If there’s one thing we know about government invocations in light of the 2014 Greece v. Galloway Supreme Court decision, it’s that if there’s going to be an invocation at all, it must be open to people of all religious backgrounds, including people without religion. That applies to city councils, sure, but what about Congress?
That’s the focus of a new lawsuit filed by Dan Barker, co-President of the Freedom From Religion Foundation.
He wanted to deliver an invocation to our elected officials in D.C., so he went through all the proper channels to do so.
He asked Rep. Mark Pocan to sponsor him. Check.
After being told “guest chaplains” needed to be ordained, Barker, a former Christian minister, submitted his ordination paperwork, which he still uses to perform weddings. Check.
(Does it matter that the ordination represents a religion he no longer belongs to? It shouldn’t. Other House speakers have delivered remarks despite being ordained in a different faith. Why should Congress get to decide if you’re appropriately religious? Also, the ordination requirement itself is nonsense.)
Barker even submitted a draft of his speech. But none of that seemed to matter.
Not only did Barker provide all the required documentation but he also submitted a draft of his remarks after being told he must address a “higher power.” Barker’s proposed remarks stated that there is no power higher than “We, the People of these United States.” Barker also invoked the spirit of founding patriot Thomas Paine, a non-Christian deist who promoted “Common Sense over dogma.”
[U.S. House Chaplain Patrick] Conroy, after delaying for months, officially rejected the request in January of 2016, noting in a letter to Pocan that Barker had “announced his atheism publicly” and therefore was not a true “minister of the gospel” eligible for the honor of appearing in front of Congress.
In other words, Barker was rejected from delivering an invocation to Congress because he isn’t following one of the religions acceptable to the U.S. House.
That’s why FFRF has filed a lawsuit against Conroy, his staff, and House Speaker Paul Ryan for religious discrimination.
According to the lawsuit, not a single atheist or Agnostic has delivered an invocation before Congress in the past 15 years.
96.7% of those invocations, however, were delivered by Christians.
When you talk about followers of the Abrahamic religions as a whole, they’re responsible for 99.8% of all invocations.

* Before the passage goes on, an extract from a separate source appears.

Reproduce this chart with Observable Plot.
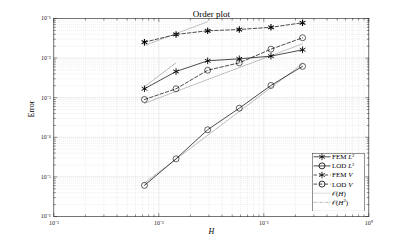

Keep in mind that Barker met the requirements for being a guest chaplain — even though those requirements, the lawsuit says, are “inherently discriminatory against the nonreligious and minority religions.” He met those requirements even though not all invocation speakers in the past have had congressional sponsors or ordination paperwork. Some of the invocation speakers weren’t even practicing ministers when they spoke in front of Congress, since they were retired from the chaplaincy or had changed religions since their ordination.
When it comes down to it, this is unequivocal discrimination against atheists. Because we don’t believe in God, Congress is saying we can’t offer words of enlightenment or encouragement to begin the work day.
Ironically, if Barker had never become an atheist, there’s a good chance he would have been invited to conduct an invocation because his Christian credentials are top-notch. The only problem here is that the House disapproves of his current opinions about God.
The complaint states that Conroy is violating Barker’s rights under the Religious Freedom Restoration Act (RFRA), the Establishment Clause of the First Amendment, and Article VI, Section III of the U.S. Constitution, which bars any religious test for office or public trust. RFRA states that the federal government shall not “substantially burden a person’s exercise of religion” unless it can demonstrate a “compelling governmental interest.”
Happy National Day of Prayer, everyone.